[Charts and diagrams as code]
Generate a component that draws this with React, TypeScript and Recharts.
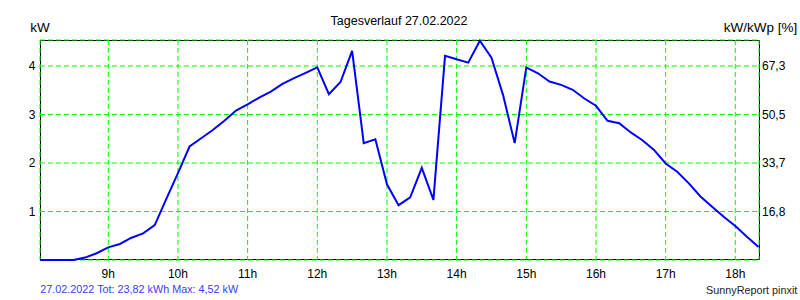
import React from "react";
import { LineChart, Line, XAxis, YAxis, CartesianGrid } from "recharts";

const times = [
  "8:00", "8:10", "8:20", "8:30", "8:40", "8:50",
  "9:00", "9:10", "9:20", "9:30", "9:40", "9:50",
  "10:00", "10:10", "10:20", "10:30", "10:40", "10:50",
  "11:00", "11:10", "11:20", "11:30", "11:40", "11:50",
  "12:00", "12:10", "12:20", "12:30", "12:40", "12:50",
  "13:00", "13:10", "13:20", "13:30", "13:40", "13:50",
  "14:00", "14:10", "14:20", "14:30", "14:40", "14:50",
  "15:00", "15:10", "15:20", "15:30", "15:40", "15:50",
  "16:00", "16:10", "16:20", "16:30", "16:40", "16:50",
  "17:00", "17:10", "17:20", "17:30", "17:40", "17:50",
  "18:00", "18:10", "18:20",
];

const powerKw = [
  0, 0, 0, 0, 0.05, 0.14,
  0.26, 0.33, 0.46, 0.55, 0.72, 1.26,
  1.79, 2.34, 2.51, 2.68, 2.87, 3.08,
  3.21, 3.35, 3.47, 3.63, 3.75, 3.86,
  3.97, 3.42, 3.67, 4.31, 2.41, 2.49,
  1.56, 1.13, 1.29, 1.9, 1.24, 4.21,
  4.14, 4.07, 4.52, 4.17, 3.4, 2.41,
  3.97, 3.85, 3.68, 3.61, 3.51, 3.33,
  3.18, 2.87, 2.82, 2.63, 2.47, 2.27,
  1.99, 1.82, 1.58, 1.31, 1.1, 0.89,
  0.7, 0.48, 0.27,
];

const hourTicks = [9, 10, 11, 12, 13, 14, 15, 16, 17, 18];
const kwTicks = [1, 2, 3, 4];
const pctLabels = ["16,8", "33,7", "50,5", "67,3"];

const titleText = "Tagesverlauf 27.02.2022";
const leftAxisTitle = "kW";
const rightAxisTitle = "kW/kWp [%]";
const footerLeft = "27.02.2022 Tot: 23,82 kWh Max: 4,52 kW";
const footerRight = "SunnyReport pinxit";

const data = times.map((t, i) => {
  const [h, m] = t.split(":").map(Number);
  return { t: h + m / 60, kw: powerKw[i] };
});

const FONT = "'Liberation Sans', Arial, sans-serif";

export default function App() {
  return (
    <div
      style={{
        position: "fixed",
        left: 0,
        top: 0,
        width: 800,
        height: 300,
        overflow: "hidden",
        background: "#fff",
      }}
    >
      <div
        style={{
          position: "absolute",
          left: 40,
          top: 40,
          width: 720,
          height: 220,
          boxSizing: "border-box",
          border: "1px solid #000",
        }}
      />
      <div style={{ position: "absolute", left: 8, top: 8 }}>
        <LineChart
          width={792}
          height={284}
          data={data}
          margin={{ top: 32, right: 0, bottom: 0, left: 0 }}
        >
          <CartesianGrid
            yAxisId="left"
            stroke="#00ff00"
            strokeDasharray="5 3"
          />
          <XAxis
            dataKey="t"
            type="number"
            domain={[8.02, 18.34]}
            allowDataOverflow
            ticks={hourTicks}
            interval={0}
            tickFormatter={(v) => `${v}h`}
            axisLine={false}
            tickLine={false}
            tickSize={6}
            tickMargin={3}
            height={32}
            tick={{ fill: "#000", fontSize: 12, fontFamily: FONT }}
          />
          <YAxis
            yAxisId="left"
            domain={[0, 4.536]}
            ticks={kwTicks}
            interval={0}
            width={32}
            axisLine={false}
            tickLine={false}
            tickSize={3}
            tickMargin={1.5}
            tick={{ fill: "#000", fontSize: 12, fontFamily: FONT }}
          />
          <YAxis
            yAxisId="right"
            orientation="right"
            domain={[0, 4.536]}
            ticks={kwTicks}
            interval={0}
            width={41}
            axisLine={false}
            tickLine={false}
            tickSize={1}
            tickMargin={2}
            tickFormatter={(v) => pctLabels[kwTicks.indexOf(v)] ?? ""}
            tick={{ fill: "#000", fontSize: 12, fontFamily: FONT }}
          />
          <Line
            yAxisId="right"
            dataKey="kw"
            stroke="none"
            dot={false}
            activeDot={false}
            isAnimationActive={false}
          />
          <Line
            yAxisId="left"
            type="linear"
            dataKey="kw"
            stroke="#0000ff"
            strokeWidth={2}
            dot={false}
            activeDot={false}
            isAnimationActive={false}
          />
        </LineChart>
      </div>
      <svg
        width={800}
        height={300}
        style={{ position: "absolute", left: 0, top: 0, pointerEvents: "none" }}
      >
        <text x={399} y={25} textAnchor="middle" fontSize={12.5} fontFamily={FONT} fill="#000">
          {titleText}
        </text>
        <text x={30.3} y={32} textAnchor="start" fontSize={13.5} fontFamily={FONT} fill="#000">
          {leftAxisTitle}
        </text>
        <text x={797.3} y={32} textAnchor="end" fontSize={13.5} fontFamily={FONT} fill="#000">
          {rightAxisTitle}
        </text>
        <text x={40.3} y={293.3} textAnchor="start" fontSize={10.8} fontFamily={FONT} fill="#3a3aff">
          {footerLeft}
        </text>
        <text x={797.3} y={294} textAnchor="end" fontSize={10.8} fontFamily={FONT} fill="#222">
          {footerRight}
        </text>
      </svg>
    </div>
  );
}
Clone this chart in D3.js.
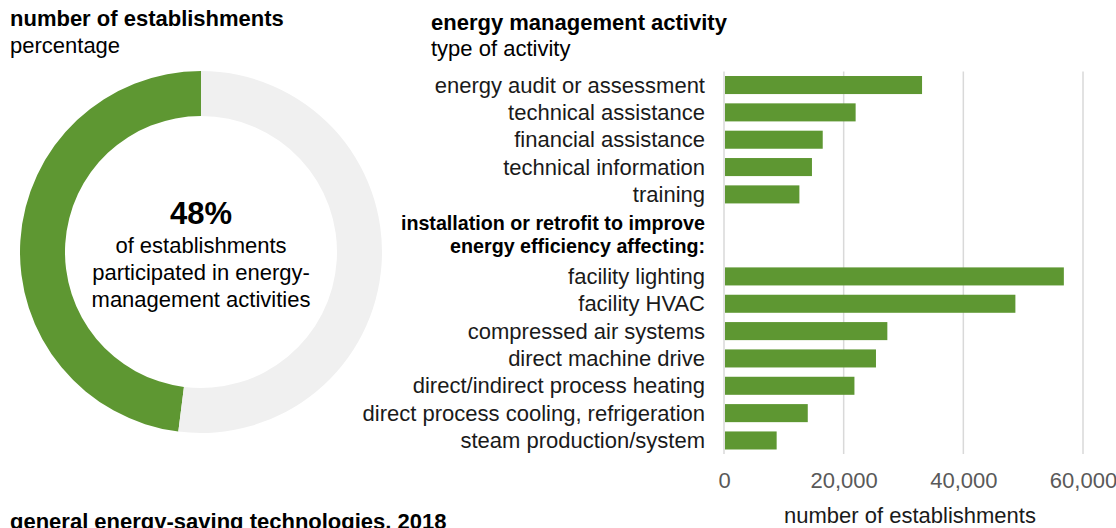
<!DOCTYPE html>
<html>
<head>
<meta charset="utf-8">
<script src="https://cdn.jsdelivr.net/npm/d3@7"></script>
<style>
  body { margin: 0; background: #fff; font-family: "Liberation Sans", Arial, sans-serif; }
  svg { display: block; }
</style>
</head>
<body>
<svg id="chart" width="1116" height="528"></svg>
<script>
// podatki za kolobar (delež ustanov)
const shareLabels = ["participated", "other"];
const shareValues = [48, 52];

// prva skupina aktivnosti
const activityLabels = ["energy audit or assessment", "technical assistance", "financial assistance",
  "technical information", "training"];
const activityValues = [33100, 22000, 16500, 14700, 12600];

// druga skupina: posodobitve
const retrofitLabels = ["facility lighting", "facility HVAC", "compressed air systems", "direct machine drive",
  "direct/indirect process heating", "direct process cooling, refrigeration", "steam production/system"];
const retrofitValues = [56800, 48700, 27300, 25400, 21800, 14000, 8800];

const retrofitHeading = ["installation or retrofit to improve", "energy efficiency affecting:"];
const xTicks = [0, 20000, 40000, 60000];

const green = "#5e9732";
const svg = d3.select("#chart");

// naslovi
svg.append("text").attr("x", 10).attr("y", 26).attr("font-size", 22).attr("font-weight", "bold")
  .text("number of establishments");
svg.append("text").attr("x", 10).attr("y", 53).attr("font-size", 22).text("percentage");
svg.append("text").attr("x", 431).attr("y", 30).attr("font-size", 22).attr("font-weight", "bold")
  .text("energy management activity");
svg.append("text").attr("x", 431).attr("y", 56).attr("font-size", 22).text("type of activity");
svg.append("text").attr("x", 10).attr("y", 529).attr("font-size", 22).attr("font-weight", "bold")
  .text("general energy-saving technologies, 2018");

// kolobar
const donut = svg.append("g").attr("transform", "translate(201,252)");
const pie = d3.pie().sort(null).startAngle(0).endAngle(-2 * Math.PI);
const arc = d3.arc().innerRadius(136).outerRadius(181);
donut.selectAll("path")
  .data(pie(shareValues))
  .enter()
  .append("path")
  .attr("d", arc)
  .attr("fill", (d, i) => i === 0 ? green : "#f0f0f0");

donut.append("text").attr("y", -28).attr("text-anchor", "middle")
  .attr("font-size", 31).attr("font-weight", "bold").text(shareValues[0] + "%");
const centerLines = ["of establishments", "participated in energy-", "management activities"];
donut.selectAll(".cline")
  .data(centerLines)
  .enter()
  .append("text")
  .attr("class", "cline")
  .attr("text-anchor", "middle")
  .attr("font-size", 22)
  .attr("y", (d, i) => 1 + i * 27)
  .text(d => d);

// stolpični graf
const gapKeys = ["__gap1", "__gap2"];
const rows = activityLabels.concat(gapKeys, retrofitLabels);
const barData = activityLabels.map((d, i) => ({ label: d, value: activityValues[i] }))
  .concat(retrofitLabels.map((d, i) => ({ label: d, value: retrofitValues[i] })));

const xScale = d3.scaleLinear().domain([0, 60000]).range([724, 1083]);
const yScale = d3.scaleBand().domain(rows).range([71.5, 454]).paddingInner(0.34).paddingOuter(0.165);

// mrežne črte
svg.append("g")
  .selectAll("line")
  .data(xTicks)
  .enter()
  .append("line")
  .attr("x1", d => xScale(d))
  .attr("x2", d => xScale(d))
  .attr("y1", 71.5)
  .attr("y2", 454)
  .attr("stroke", "#d9d9d9")
  .attr("stroke-width", 1.5);

svg.append("g")
  .selectAll("rect")
  .data(barData)
  .enter()
  .append("rect")
  .attr("x", xScale(0) + 1)
  .attr("y", d => yScale(d.label))
  .attr("width", d => xScale(d.value) - xScale(0) - 1)
  .attr("height", yScale.bandwidth())
  .attr("fill", green);

// oznake kategorij
svg.append("g")
  .selectAll("text")
  .data(barData)
  .enter()
  .append("text")
  .attr("x", 705)
  .attr("y", d => yScale(d.label) + yScale.bandwidth() / 2)
  .attr("dy", "0.35em")
  .attr("text-anchor", "end")
  .attr("font-size", 22)
  .attr("fill", "#1a1a1a")
  .text(d => d.label);

// podnaslov druge skupine
svg.append("g")
  .selectAll("text")
  .data(retrofitHeading)
  .enter()
  .append("text")
  .attr("x", 705)
  .attr("y", (d, i) => yScale(gapKeys[0]) + 17 + i * 23)
  .attr("text-anchor", "end")
  .attr("font-size", 19.7)
  .attr("font-weight", "bold")
  .text(d => d);

// os x
const xAxis = svg.append("g")
  .attr("transform", "translate(0,454)")
  .call(d3.axisBottom(xScale).tickValues(xTicks).tickSize(0).tickPadding(18).tickFormat(d3.format(",")));
xAxis.select(".domain").remove();
xAxis.selectAll("text")
  .attr("font-size", 22)
  .attr("font-family", "Liberation Sans, Arial, sans-serif")
  .attr("fill", "#595959");

svg.append("text")
  .attr("x", 910)
  .attr("y", 523)
  .attr("text-anchor", "middle")
  .attr("font-size", 22)
  .attr("fill", "#1a1a1a")
  .text("number of establishments");
</script>
</body>
</html>
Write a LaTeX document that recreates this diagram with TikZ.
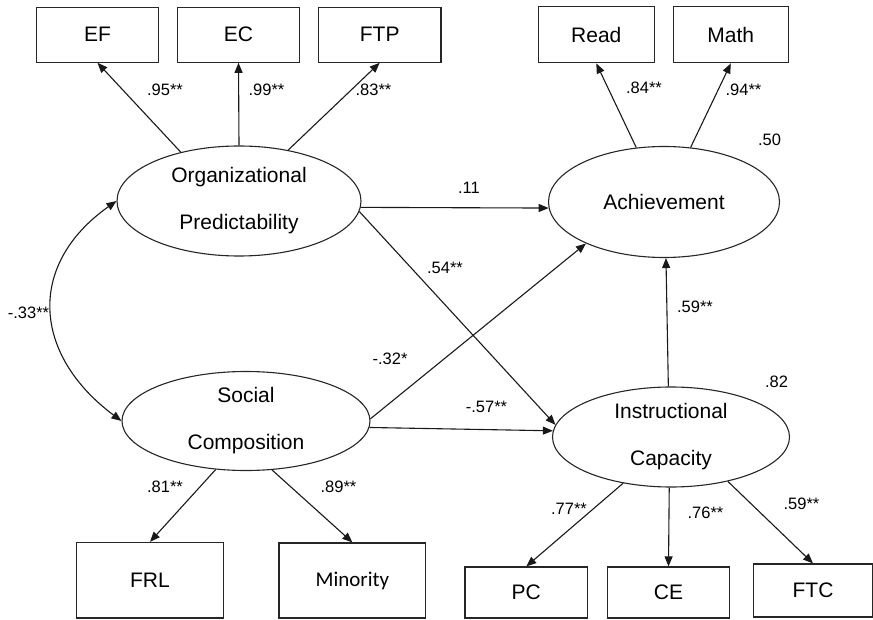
\documentclass[tikz,border=0pt]{standalone}
\usepackage{fontspec}
\setmainfont{Liberation Sans}
\newfontfamily\calibrilike{Carlito}
\usetikzlibrary{shapes.geometric,arrows.meta}
\begin{document}
\begin{tikzpicture}[x=1pt,y=-1pt,
  obs/.style={draw=black!85, line width=1.2pt, rectangle, inner sep=0pt,
    font=\fontsize{21}{25}\selectfont},
  latent/.style={draw=black!85, line width=1.1pt, ellipse, inner sep=0pt,
    align=center, font=\fontsize{21}{47}\selectfont},
  lbl/.style={font=\fontsize{16.5}{18}\selectfont, inner sep=0pt},
  path/.style={line width=1.1pt, draw=black!90, -{Triangle[length=10pt,width=8pt]}},
  cov/.style={line width=1.1pt, draw=black!90,
    {Triangle[length=10pt,width=8pt]}-{Triangle[length=10pt,width=8pt]}}
]
\useasboundingbox (0,0) rectangle (873,620);

% indicator boxes
\node[obs, minimum width=121.6pt, minimum height=55pt] (ef)  at (97.5,34.7)  {EF};
\node[obs, minimum width=121.6pt, minimum height=55pt] (ec)  at (238.5,34.7) {EC};
\node[obs, minimum width=122.7pt, minimum height=55pt] (ftp) at (379.7,34.7) {FTP};
\node[obs, minimum width=116pt, minimum height=56pt] (read) at (596.3,34.8) {Read};
\node[obs, minimum width=115pt, minimum height=56pt] (math) at (730.8,34.8) {Math};
\node[obs, minimum width=146.6pt, minimum height=75.5pt] (frl) at (150,580.2) {FRL};
\node[obs, minimum width=146.7pt, minimum height=75pt, font=\calibrilike\fontsize{21}{25}\selectfont] (minority) at (352.4,580.5) {Minority};
\node[obs, minimum width=122.7pt, minimum height=51pt] (pc)  at (526.3,592.5) {PC};
\node[obs, minimum width=121.6pt, minimum height=51pt] (ce)  at (668.5,592.5) {CE};
\node[obs, minimum width=119.5pt, minimum height=53pt] (ftc) at (813,590.5) {FTC};

% latent variables
\node[latent, minimum width=244pt, minimum height=110pt] (op)  at (239,201) {Organizational\\Predictability};
\node[latent, minimum width=231pt, minimum height=111pt] (ach) at (664,202) {Achievement};
\node[latent, minimum width=248pt, minimum height=99pt]  (sc)  at (246,421) {Social\\Composition};
\node[latent, minimum width=237pt, minimum height=100pt] (ic)  at (671,437) {Instructional\\Capacity};

% measurement paths
\draw[path] (op.140) -- (ef.south);
\draw[path] (op.north) -- (ec.south);
\draw[path] (op.46) -- (ftp.south);
\draw[path] (ach.117) -- (read.south);
\draw[path] (ach.64) -- (math.south);
\draw[path] (sc.238) -- (frl.north);
\draw[path] (sc.-62) -- (minority.north);
\draw[path] (ic.224) -- (pc.north);
\draw[path] (ic.-92) -- (ce.north);
\draw[path] (ic.-38) -- (ftc.north);

% structural paths
\draw[path] (op.-3) -- (ach.183);
\draw[path] (op.-5) -- (ic.174);
\draw[path] (sc.1) -- (ach.208);
\draw[path] (sc.-3) -- (ic.177);
\draw[path] (ic.93) -- (ach.-88);

% correlation between exogenous factors
\draw[cov] (op.west) .. controls (26,265) and (33,355) .. (sc.west);

% coefficients
\node[lbl] (l1)  at (165,90)    {.95**};
\node[lbl] (l2)  at (266.5,90)  {.99**};
\node[lbl] (l3)  at (373.5,90)  {.83**};
\node[lbl] (l4)  at (644,88)    {.84**};
\node[lbl] (l5)  at (743.5,90)  {.94**};
\node[lbl] (l6)  at (769.5,140) {.50};
\node[lbl] (l7)  at (469,188)   {.11};
\node[lbl] (l8)  at (445,268)   {.54**};
\node[lbl] (l9)  at (695,307)   {.59**};
\node[lbl] (l10) at (776.5,382) {.82};
\node[lbl] (l11) at (28.5,313)  {-.33**};
\node[lbl] (l12) at (390,359)   {-.32*};
\node[lbl] (l13) at (486.5,407) {-.57**};
\node[lbl] (l14) at (165,487)   {.81**};
\node[lbl] (l15) at (338.5,487) {.89**};
\node[lbl] (l16) at (569,509)   {.77**};
\node[lbl] (l17) at (705.5,513) {.76**};
\node[lbl] (l18) at (801.5,504) {.59**};
\end{tikzpicture}
\end{document}
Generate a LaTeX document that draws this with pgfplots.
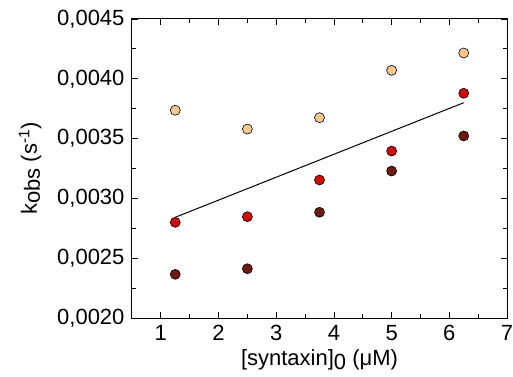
\documentclass[border=0pt]{standalone}
\usepackage{pgfplots}
\pgfplotsset{compat=1.18}
\usepackage{fontspec}
\setmainfont{Liberation Sans}
\definecolor{peach}{HTML}{F7C990}
\definecolor{cred}{HTML}{CC0A0A}
\definecolor{cdark}{HTML}{6B1A14}
\begin{document}
\fontsize{22bp}{26bp}\selectfont
\begin{tikzpicture}
\begin{axis}[
  width=375bp, height=299bp, scale only axis,
  xmin=0.5, xmax=7, ymin=0.002, ymax=0.0045,
  xtick={1,2,3,4,5,6,7},
  ytick={0.0020,0.0025,0.0030,0.0035,0.0040,0.0045},
  minor x tick num=1, minor y tick num=1,
  tick align=inside,
  major tick length=6bp, minor tick length=4bp,
  every tick/.style={black, line width=0.8bp},
  axis line style={black, line width=1bp},
  scaled y ticks=false,
  /pgf/number format/assume math mode=true,
  yticklabel style={/pgf/number format/.cd, use comma, fixed, fixed zerofill, precision=4, 1000 sep={}},
  ticklabel style={font=\fontsize{22bp}{26bp}\selectfont},
  label style={font=\fontsize{22bp}{26bp}\selectfont},
  xlabel={[syntaxin]\raisebox{-4bp}{0} (μM)},
  ylabel={k\raisebox{-3bp}{obs} (s\textsuperscript{-1})},
  xlabel style={yshift=6bp},
  ylabel style={yshift=1bp},
  mark options={solid, draw=black, line width=0.6bp},
]
\addplot[black, line width=1bp] coordinates {(1.25,0.002842) (6.25,0.0038)};
\addplot[only marks, mark=*, mark size=5bp, fill=peach] coordinates {
(1.25,0.003737) (2.5,0.00358) (3.75,0.003675) (5,0.004071) (6.25,0.004216)};
\addplot[only marks, mark=*, mark size=5bp, fill=cred] coordinates {
(1.25,0.0028) (2.5,0.002847) (3.75,0.003154) (5,0.003396) (6.25,0.003879)};
\addplot[only marks, mark=*, mark size=5bp, fill=cdark] coordinates {
(1.25,0.002365) (2.5,0.002412) (3.75,0.002884) (5,0.003229) (6.25,0.003522)};
\end{axis}
\pgfresetboundingbox
\path ([shift={(-132bp,-59bp)}]current axis.south west) rectangle ([shift={(6bp,19bp)}]current axis.north east);
\end{tikzpicture}
\end{document}
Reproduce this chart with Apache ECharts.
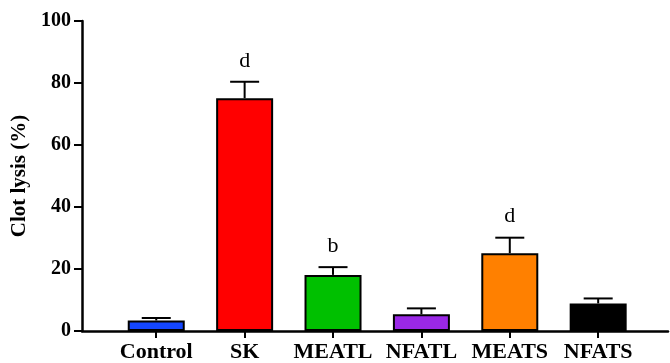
<!DOCTYPE html>
<html><head><meta charset="utf-8">
<script src="https://cdn.jsdelivr.net/npm/echarts@6/dist/echarts.min.js"></script>
<style>html,body{margin:0;padding:0;background:#fff}#c{width:670px;height:363px}</style>
</head><body><div id="c"></div>
<script>
const categories = ['Control', 'SK', 'MEATL', 'NFATL', 'MEATS', 'NFATS'];
const means = [3.4, 75.1, 18.1, 5.4, 25.1, 8.9];
const errors = [0.8, 5.3, 2.5, 1.9, 5.0, 1.6];
const letters = ['', 'd', 'b', '', 'd', ''];
const colors = ['#1446ff', '#ff0000', '#00c000', '#9a28e6', '#ff8000', '#000000'];
const yTicks = [0, 20, 40, 60, 80, 100];

const chart = echarts.init(document.getElementById('c'));
const idx = categories.map((_, i) => i);
chart.setOption({
  animation: false,
  grid: {left: 82, right: 2, top: 21, bottom: 32, containLabel: false, outerBoundsMode: 'none'},
  xAxis: {
    type: 'value', min: -0.84, max: 5.79,
    axisLine: {show: true, onZero: false, lineStyle: {color: '#000', width: 2.5}},
    axisTick: {show: true, length: 7, lineStyle: {color: '#000', width: 2}, customValues: idx},
    axisLabel: {customValues: idx, formatter: v => categories[Math.round(v)] || '', color: '#000',
      fontFamily: 'Liberation Serif', fontWeight: 'bold', fontSize: 22, margin: 10},
    splitLine: {show: false}
  },
  yAxis: {
    type: 'value', min: 0, max: 100, interval: 20,
    name: 'Clot lysis (%)', nameLocation: 'middle', nameGap: 47,
    nameTextStyle: {fontFamily: 'Liberation Serif', fontWeight: 'bold', fontSize: 21, color: '#000'},
    axisLine: {show: true, onZero: false, lineStyle: {color: '#000', width: 2.5}},
    axisTick: {show: true, length: 8, lineStyle: {color: '#000', width: 2}},
    axisLabel: {color: '#000', fontFamily: 'Liberation Serif', fontWeight: 'bold', fontSize: 20, margin: 11,
      customValues: yTicks},
    splitLine: {show: false}
  },
  series: [
    {
      type: 'custom', z: 1,
      data: idx.map(i => [i, means[i], errors[i]]),
      renderItem: (params, api) => {
        const x = api.value(0), m = api.value(1), e = api.value(2);
        const p0 = api.coord([x, m]);
        const p1 = api.coord([x, m + e]);
        const hw = 14.5;
        const st = {stroke: '#000', lineWidth: 2};
        return {type: 'group', children: [
          {type: 'line', shape: {x1: p0[0], y1: p0[1], x2: p1[0], y2: p1[1]}, style: st},
          {type: 'line', shape: {x1: p1[0] - hw, y1: p1[1], x2: p1[0] + hw, y2: p1[1]}, style: st}
        ]};
      }
    },
    {
      type: 'bar', z: 2, barWidth: 57,
      data: idx.map(i => ({value: [i, means[i]], itemStyle: {color: colors[i]}})),
      itemStyle: {borderColor: '#000', borderWidth: 2}
    },
    {
      type: 'custom', z: 3,
      data: idx.map(i => [i, means[i] + errors[i]]),
      renderItem: (params, api) => {
        const i = api.value(0);
        const p = api.coord([i, api.value(1)]);
        return {type: 'text', style: {text: letters[i], x: p[0], y: p[1] - 10,
          align: 'center', verticalAlign: 'bottom', fill: '#000',
          font: '22px "Liberation Serif"'}};
      }
    }
  ]
});
</script></body></html>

> **The exercise**: Identify every line holding the word "that" and copy it out.

> **Task response**:
Generate a component that draws this with React, TypeScript and Recharts.
Write a LaTeX document that recreates this diagram with TikZ.
Generate a LaTeX document that draws this with pgfplots.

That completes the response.